What steps must to be performed to recover a failed node in a cluster?
You should just be able to restart it and it'll rejoin.
Though that may depend on the failure mode.
What if
unassigned_shards: > 0
OR
initializing_shards: > 0
OR in general, Cluster health is RED or Yellow
If it's initialising then just wait for everything to finish.
If they're unassigned then, it depends.
What version are you on?
We are still on old version 1.7.5 though we are planning to upgrade.
This is our current status:
cluster_name: "abc",
status: "red",
timed_out: false,
number_of_nodes: 2,
number_of_data_nodes: 2,
active_primary_shards: 4226,
active_shards: 8452,
relocating_shards: 0,
initializing_shards: 0,
unassigned_shards: 3781,
delayed_unassigned_shards: 0,
number_of_pending_tasks: 0,
number_of_in_flight_fetch: 0
That's faaaaaaar too many shards and likely to be causing your issues.

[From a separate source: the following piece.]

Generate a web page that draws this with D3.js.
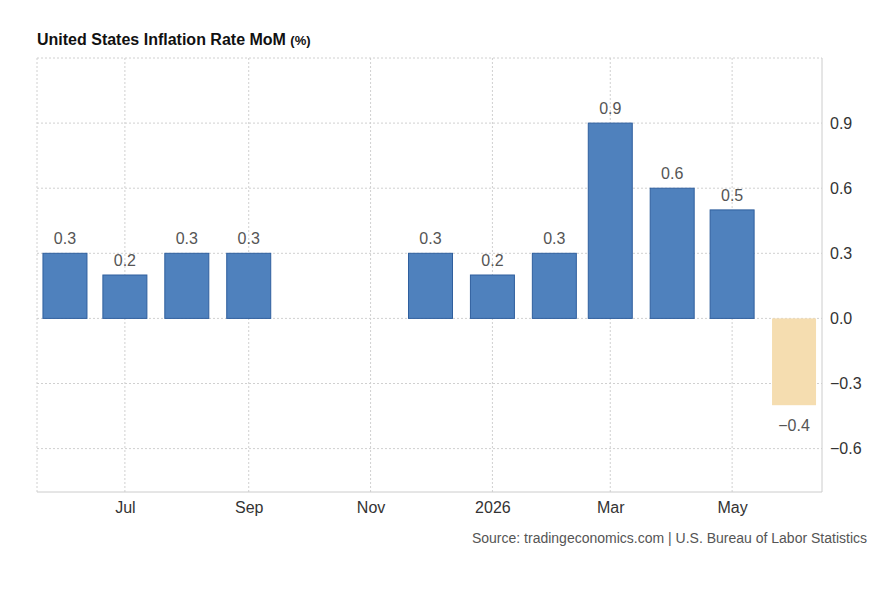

We have got around 800+ indices. How can this be resolved ?
Reindex. You will need to do that to get to 5.X anyway, so it might make sense to start a 5.X cluster, then run a remote index to pull the data from that old cluster - assuming you still want it.
This topic was automatically closed 28 days after the last reply. New replies are no longer allowed.